Annie on My Mind - Nancy Garden

AUTHOR: Nancy Garden

GENRE: LGBTQ, Historical Drama.
RATING: 4.25 Stars.

At its heart, this is just a love story. A simple, heartfelt, emotional love story of a couple that faces hurdles and tries to overcome them.

How is the book different from the umpteen other romance novels in the market?

Well, the couple in love – Liza and Annie – happen to be young and female. Also, ‘Annie on my Mind’ happens to be one of the first queer fiction books where the gay characters were main characters, both survive till the end and stay homosexual till the end!

Seventeen year old Liza and Annie meet, they become friends, and then realise that their feelings go much deeper. Despite pressure from school and family, they know their relationship is meant to be.

Both Liza and Annie are high schoolers, and their voices are written so authentically that you’ll forget the author was in her forties when she wrote this. Every single one of their feelings comes out strongly, right from confusion over sexual orientation to falling in love to anger over others’ reactions. They have fun with each other, they fight with each other, they worry about each other – it’s a genuine portrayal of a young relationship. With the benefit of hindsight of being a reader in 2022, you can't help but wonder at what will happen to these two beautiful souls. To see them journey through the paths of prejudice and trying their best to overcome the hurdles stacked against them is a moving experience.

This was first published in 1982, so some of the content is obviously going to feel dated and predictable today. What is surprising is how much of the content still feels contemporary even forty years down the line. The message it puts across is still highly relevant. It shatters all stereotypes that conservatives might have about homosexuality, lesbians in particular.

If only modern YA authors take a cue from this book! This is how YA romance should be written. Not sparks or thunder at first sight. Not gushing loins or heaving bosoms. A true soul-to-soul connection that delivers on romance without going into elaborate physical details.

My copy of the book (published in 2007, on the 25th anniversary of the book) includes an interview with the author, and this turned out to be the perfect addition to the book. The author spoke of her own experience growing up and coming out as a lesbian in 1950s USA. It’s no wonder she was able to portray Liza’s and Annie’s struggles so effectively in the book.
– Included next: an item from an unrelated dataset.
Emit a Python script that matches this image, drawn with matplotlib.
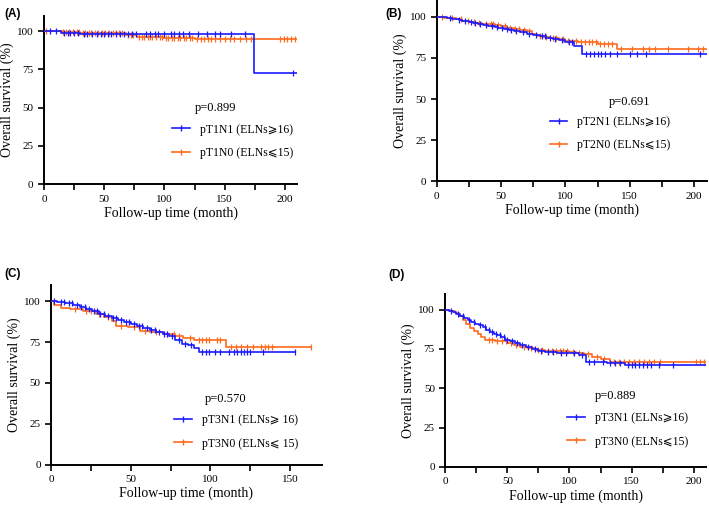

You want a further reason to read it? The book has been banned from many school libraries and publicly burned in Kansas City. What better way to challenge the status quo than to make a grab at a banned novel!

The book is iconic for a reason. If you want a beautiful teen love story where the romance is appealing and the struggles are real, do try.

One favourite quote:
“Don't punish yourselves for people's ignorant reactions to what we all are. Don't let ignorance win. Let love.”